Pour réussir, il faut, selon Tawfiq, miser sur deux choix : le travail et l’apprentissage. Lorsqu’il est arrivé en Italie, il était à l’âge de la rébellion. Pourtant, ce périple n’est pas un modèle de réussite, selon Tawfiq, parce que le chemin était périlleux. Pour lui, vivre à l’étranger est un choix difficile, parce que rien n’est sans prix. Il est cependant fier d’avoir compris dès ses premiers jours sur le territoire italien l’importance de l’intégration. « Je me suis ouvert sur l’autre dans tous ses menus détails, ce que je connais et ce que je ne connais pas, je veux tout savoir. Pour m’intégrer totalement, j’ai même cessé de manger des plats égyptiens », raconte-t-il. Virtuose de l’intégration, Tawfiq est fier d’être un membre du mouvement SWAP qui travaille à établir des ponts entre les cultures. Pour lui, l’intégration protège contre maintes formes de racismes. Il considère que les maux desquels souffrent les migrants arabes et musulmans en Europe proviennent de leur réticence à l’intégration, parce qu’ils vivent ghettoisés, uniquement à la recherche de profits matériels.

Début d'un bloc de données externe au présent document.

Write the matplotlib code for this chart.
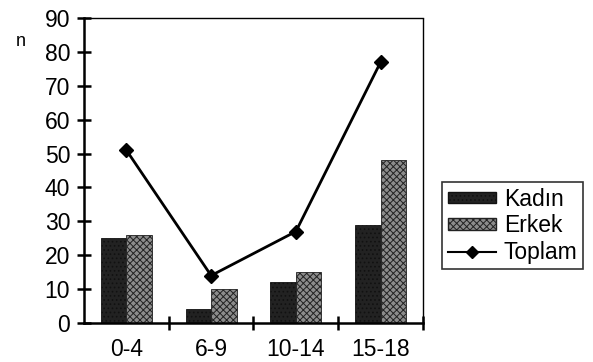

Dans quelques jours, Tawfiq sera détenteur d’un master et il est devenu de plus en plus convaincu que l’intégration n’a rien à voir avec la religion. « Quand je suis venu en Italie, j’avais un esprit fermé, voire rigoriste. Je n’avais jamais vu de non-musulman dans mon village jusqu’à la fin des études préparatoires. Mon premier collègue chrétien, je l’ai rencontré sur le banc de l’école secondaire et je ne cessais de lui poser des questions à cause du stigma social de mécréants qui leur était collé. Mais j’ai compris qu’il n’avait rien de différent de moi et que cette discrimination n’est que le fruit de traditions sociales erronées provenant de la pauvreté. Cette dernière une fois éliminée, l’ignorance et le fanatisme disparaîtront à leur tour », a-t-il clos la discussion.